### The request
Your task is to repeat the lines from the line with "What React, TypeScript" to the line with "9, 10, 11];", both ends included, and nothing else. Pictures stay out of the copy.

### Task data

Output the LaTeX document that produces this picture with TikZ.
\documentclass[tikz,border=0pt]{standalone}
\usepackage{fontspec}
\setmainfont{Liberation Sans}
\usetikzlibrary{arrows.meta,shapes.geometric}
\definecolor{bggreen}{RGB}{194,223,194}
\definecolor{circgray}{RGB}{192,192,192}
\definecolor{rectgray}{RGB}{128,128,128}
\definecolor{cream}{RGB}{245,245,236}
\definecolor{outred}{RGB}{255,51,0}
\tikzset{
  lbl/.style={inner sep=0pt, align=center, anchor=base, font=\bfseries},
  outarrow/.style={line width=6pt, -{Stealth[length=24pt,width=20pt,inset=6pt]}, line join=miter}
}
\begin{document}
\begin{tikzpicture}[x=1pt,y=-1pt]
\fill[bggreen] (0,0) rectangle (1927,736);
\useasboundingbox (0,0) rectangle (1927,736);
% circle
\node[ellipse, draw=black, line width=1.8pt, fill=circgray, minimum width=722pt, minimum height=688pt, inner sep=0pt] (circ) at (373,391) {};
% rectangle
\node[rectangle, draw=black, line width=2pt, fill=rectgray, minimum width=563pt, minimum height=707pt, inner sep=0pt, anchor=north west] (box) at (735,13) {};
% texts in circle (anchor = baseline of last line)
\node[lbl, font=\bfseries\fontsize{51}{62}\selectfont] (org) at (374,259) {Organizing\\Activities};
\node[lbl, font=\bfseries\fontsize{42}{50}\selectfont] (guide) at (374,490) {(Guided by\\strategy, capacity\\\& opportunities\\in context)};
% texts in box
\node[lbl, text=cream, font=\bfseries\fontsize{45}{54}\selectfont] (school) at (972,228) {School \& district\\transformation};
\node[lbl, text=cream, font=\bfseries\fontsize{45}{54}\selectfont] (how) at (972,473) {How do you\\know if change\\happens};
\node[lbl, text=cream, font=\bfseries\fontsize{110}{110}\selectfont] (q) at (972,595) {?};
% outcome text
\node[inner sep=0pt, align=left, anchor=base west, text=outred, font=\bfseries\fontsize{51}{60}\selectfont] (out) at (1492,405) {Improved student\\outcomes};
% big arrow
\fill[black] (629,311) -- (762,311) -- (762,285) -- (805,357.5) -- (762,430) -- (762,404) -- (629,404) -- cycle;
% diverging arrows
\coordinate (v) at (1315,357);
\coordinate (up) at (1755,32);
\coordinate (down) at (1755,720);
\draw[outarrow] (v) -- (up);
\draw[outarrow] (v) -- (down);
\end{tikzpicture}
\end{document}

...

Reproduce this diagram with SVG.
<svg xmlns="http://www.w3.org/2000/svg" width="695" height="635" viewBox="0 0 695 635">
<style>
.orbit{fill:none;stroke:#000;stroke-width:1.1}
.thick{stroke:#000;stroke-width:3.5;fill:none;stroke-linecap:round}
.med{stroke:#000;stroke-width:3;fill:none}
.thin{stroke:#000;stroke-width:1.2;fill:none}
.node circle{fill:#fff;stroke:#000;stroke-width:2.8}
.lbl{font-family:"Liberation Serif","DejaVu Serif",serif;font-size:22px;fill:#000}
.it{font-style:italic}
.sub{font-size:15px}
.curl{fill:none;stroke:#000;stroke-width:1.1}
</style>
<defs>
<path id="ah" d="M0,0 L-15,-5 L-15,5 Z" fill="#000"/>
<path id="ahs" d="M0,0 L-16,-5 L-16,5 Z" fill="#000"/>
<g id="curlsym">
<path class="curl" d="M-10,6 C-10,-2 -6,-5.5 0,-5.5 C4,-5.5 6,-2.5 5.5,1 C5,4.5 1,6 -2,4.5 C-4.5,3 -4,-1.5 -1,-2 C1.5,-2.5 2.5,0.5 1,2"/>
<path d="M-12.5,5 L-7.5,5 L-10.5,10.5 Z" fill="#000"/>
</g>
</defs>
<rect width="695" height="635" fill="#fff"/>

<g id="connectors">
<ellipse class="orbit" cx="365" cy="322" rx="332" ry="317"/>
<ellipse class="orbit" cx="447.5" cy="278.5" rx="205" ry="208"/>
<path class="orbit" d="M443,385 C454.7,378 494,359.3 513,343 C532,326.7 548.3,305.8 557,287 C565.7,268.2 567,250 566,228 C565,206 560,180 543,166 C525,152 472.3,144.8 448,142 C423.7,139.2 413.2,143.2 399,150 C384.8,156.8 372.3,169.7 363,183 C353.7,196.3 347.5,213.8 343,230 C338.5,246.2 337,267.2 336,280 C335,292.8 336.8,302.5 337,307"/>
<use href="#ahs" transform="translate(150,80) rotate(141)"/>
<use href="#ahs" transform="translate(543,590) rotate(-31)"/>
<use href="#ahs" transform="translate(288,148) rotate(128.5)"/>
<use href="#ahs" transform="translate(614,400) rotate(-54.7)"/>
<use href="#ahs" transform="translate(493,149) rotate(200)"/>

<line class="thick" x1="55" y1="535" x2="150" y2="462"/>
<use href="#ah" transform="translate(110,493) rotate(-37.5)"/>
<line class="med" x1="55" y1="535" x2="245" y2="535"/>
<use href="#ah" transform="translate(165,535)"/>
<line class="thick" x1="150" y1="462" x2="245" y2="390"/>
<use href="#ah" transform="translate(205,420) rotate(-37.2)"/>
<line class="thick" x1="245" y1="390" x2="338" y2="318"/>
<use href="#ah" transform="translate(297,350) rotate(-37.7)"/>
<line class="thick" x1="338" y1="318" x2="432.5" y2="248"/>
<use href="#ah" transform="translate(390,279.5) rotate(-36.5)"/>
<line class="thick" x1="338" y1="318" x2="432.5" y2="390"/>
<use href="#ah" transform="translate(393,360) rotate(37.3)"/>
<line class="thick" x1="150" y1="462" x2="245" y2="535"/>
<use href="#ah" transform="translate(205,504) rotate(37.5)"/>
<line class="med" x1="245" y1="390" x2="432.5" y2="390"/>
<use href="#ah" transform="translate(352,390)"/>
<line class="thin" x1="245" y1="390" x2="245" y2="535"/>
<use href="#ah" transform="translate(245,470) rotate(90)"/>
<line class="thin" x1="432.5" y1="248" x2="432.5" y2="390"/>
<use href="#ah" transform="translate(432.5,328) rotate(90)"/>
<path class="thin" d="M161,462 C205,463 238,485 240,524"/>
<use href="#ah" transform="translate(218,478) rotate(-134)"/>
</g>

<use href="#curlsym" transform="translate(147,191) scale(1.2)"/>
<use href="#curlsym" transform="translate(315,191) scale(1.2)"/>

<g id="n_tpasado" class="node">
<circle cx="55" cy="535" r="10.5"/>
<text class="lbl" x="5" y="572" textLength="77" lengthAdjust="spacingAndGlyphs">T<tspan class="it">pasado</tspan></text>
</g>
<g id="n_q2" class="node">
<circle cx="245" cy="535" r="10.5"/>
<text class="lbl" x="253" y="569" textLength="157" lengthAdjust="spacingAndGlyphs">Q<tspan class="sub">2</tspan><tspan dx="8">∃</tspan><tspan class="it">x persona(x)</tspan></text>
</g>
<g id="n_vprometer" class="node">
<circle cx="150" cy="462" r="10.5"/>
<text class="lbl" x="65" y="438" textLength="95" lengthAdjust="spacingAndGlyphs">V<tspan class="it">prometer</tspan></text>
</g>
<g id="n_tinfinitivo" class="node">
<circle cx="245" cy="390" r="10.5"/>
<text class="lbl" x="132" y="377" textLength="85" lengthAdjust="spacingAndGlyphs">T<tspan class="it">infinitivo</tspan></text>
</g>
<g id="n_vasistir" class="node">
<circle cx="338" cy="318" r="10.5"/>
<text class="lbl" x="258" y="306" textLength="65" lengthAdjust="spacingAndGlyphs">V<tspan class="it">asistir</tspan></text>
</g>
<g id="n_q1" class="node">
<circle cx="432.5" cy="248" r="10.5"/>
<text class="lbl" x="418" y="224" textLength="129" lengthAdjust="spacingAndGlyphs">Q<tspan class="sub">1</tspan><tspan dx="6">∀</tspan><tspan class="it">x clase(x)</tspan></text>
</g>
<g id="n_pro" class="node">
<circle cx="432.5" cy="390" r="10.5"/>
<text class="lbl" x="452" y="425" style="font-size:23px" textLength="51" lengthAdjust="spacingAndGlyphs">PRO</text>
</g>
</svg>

...

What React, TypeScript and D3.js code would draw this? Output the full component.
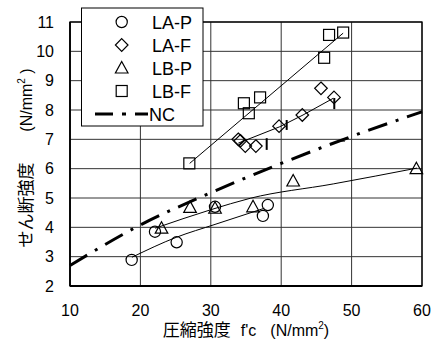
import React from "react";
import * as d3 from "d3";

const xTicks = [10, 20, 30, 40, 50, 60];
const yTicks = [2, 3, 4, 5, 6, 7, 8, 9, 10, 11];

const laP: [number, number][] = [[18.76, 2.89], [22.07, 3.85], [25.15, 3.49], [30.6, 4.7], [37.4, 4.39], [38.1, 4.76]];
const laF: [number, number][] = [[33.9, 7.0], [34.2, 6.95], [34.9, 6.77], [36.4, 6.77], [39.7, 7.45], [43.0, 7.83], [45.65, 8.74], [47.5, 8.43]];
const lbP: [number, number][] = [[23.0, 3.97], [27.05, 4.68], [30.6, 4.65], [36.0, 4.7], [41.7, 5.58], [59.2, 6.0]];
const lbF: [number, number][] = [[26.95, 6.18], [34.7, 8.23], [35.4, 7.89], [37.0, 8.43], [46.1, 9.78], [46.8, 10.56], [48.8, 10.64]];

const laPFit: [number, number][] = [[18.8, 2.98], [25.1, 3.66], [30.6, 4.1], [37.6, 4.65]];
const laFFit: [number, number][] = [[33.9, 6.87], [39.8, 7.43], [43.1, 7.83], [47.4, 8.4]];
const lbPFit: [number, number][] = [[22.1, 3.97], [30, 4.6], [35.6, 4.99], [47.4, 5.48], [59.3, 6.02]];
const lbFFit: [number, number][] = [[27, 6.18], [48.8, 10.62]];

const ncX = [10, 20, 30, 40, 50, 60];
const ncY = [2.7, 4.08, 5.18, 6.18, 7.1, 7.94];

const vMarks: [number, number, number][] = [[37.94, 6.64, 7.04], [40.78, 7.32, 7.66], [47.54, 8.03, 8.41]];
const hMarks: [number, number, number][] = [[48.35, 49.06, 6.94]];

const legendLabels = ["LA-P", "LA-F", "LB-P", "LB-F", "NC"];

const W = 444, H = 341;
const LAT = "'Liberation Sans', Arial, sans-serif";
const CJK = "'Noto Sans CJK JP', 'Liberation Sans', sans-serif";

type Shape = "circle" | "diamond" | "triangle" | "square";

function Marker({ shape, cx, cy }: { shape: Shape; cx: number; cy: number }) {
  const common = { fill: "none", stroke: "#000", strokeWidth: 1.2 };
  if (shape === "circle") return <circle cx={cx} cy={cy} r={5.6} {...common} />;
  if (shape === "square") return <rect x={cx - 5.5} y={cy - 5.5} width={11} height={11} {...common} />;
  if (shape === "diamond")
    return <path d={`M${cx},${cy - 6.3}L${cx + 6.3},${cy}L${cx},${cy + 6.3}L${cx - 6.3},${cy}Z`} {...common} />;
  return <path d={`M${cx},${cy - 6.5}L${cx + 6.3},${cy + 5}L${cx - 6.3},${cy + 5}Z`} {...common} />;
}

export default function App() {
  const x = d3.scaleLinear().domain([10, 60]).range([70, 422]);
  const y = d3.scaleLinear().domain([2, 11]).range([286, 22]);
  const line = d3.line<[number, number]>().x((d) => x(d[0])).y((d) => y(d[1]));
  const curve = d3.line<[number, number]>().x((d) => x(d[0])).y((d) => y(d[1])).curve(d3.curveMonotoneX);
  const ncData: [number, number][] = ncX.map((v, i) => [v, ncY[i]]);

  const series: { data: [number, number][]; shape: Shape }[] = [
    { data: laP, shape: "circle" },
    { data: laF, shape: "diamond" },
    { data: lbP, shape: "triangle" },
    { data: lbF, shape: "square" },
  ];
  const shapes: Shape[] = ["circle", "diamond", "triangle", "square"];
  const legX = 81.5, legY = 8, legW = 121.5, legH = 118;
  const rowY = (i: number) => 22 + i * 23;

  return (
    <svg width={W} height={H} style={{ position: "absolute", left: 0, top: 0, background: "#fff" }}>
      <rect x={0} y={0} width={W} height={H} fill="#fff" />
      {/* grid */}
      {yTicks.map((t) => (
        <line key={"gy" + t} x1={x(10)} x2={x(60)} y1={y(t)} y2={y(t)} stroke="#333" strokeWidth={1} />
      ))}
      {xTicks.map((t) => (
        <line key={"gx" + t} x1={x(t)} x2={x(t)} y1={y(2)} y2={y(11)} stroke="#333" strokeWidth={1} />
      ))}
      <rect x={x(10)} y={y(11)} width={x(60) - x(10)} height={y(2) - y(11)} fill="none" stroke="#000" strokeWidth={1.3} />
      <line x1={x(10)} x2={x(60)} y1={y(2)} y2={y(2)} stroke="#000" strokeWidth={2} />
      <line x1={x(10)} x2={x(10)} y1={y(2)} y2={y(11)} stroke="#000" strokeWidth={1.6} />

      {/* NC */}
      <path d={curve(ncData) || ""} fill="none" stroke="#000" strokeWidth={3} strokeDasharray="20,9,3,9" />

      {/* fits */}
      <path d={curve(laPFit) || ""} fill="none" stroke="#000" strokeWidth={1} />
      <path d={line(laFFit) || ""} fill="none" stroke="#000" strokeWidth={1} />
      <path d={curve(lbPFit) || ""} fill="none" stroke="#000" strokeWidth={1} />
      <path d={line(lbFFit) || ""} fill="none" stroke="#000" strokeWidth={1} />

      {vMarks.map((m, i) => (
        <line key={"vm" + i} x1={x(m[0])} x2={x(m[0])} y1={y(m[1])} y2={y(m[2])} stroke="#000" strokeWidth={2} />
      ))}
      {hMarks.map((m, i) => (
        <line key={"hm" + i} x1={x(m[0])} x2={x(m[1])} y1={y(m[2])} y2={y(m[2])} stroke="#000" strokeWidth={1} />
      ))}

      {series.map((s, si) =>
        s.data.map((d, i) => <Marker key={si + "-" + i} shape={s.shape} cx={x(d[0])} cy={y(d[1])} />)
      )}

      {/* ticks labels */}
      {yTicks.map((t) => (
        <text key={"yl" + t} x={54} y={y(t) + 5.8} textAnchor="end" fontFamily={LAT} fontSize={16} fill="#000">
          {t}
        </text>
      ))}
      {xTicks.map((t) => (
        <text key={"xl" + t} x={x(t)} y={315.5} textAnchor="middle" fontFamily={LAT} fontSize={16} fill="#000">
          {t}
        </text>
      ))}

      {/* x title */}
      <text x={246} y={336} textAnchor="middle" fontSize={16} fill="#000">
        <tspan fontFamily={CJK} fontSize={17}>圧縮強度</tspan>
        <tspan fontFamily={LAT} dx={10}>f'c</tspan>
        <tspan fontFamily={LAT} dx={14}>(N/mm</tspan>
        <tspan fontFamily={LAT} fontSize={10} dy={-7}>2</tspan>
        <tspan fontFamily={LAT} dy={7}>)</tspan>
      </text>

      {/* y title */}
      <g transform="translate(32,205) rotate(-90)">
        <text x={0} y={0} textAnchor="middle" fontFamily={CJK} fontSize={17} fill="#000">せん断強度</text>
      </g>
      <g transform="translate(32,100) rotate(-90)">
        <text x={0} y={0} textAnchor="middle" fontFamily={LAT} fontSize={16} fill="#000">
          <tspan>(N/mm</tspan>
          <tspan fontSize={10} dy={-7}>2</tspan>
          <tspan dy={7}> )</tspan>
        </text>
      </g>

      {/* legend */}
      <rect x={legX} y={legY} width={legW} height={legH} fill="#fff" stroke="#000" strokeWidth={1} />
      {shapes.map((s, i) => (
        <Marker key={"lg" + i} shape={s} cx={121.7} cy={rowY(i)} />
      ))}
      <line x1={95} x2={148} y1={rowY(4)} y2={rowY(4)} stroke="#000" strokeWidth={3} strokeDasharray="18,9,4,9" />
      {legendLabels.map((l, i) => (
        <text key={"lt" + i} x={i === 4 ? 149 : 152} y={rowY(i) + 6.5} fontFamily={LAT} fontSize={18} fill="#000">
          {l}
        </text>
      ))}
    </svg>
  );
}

### Answer
What React, TypeScript and D3.js code would draw this? Output the full component.
import React from "react";
import * as d3 from "d3";

const xTicks = [10, 20, 30, 40, 50, 60];
const yTicks = [2, 3, 4, 5, 6, 7, 8, 9, 10, 11];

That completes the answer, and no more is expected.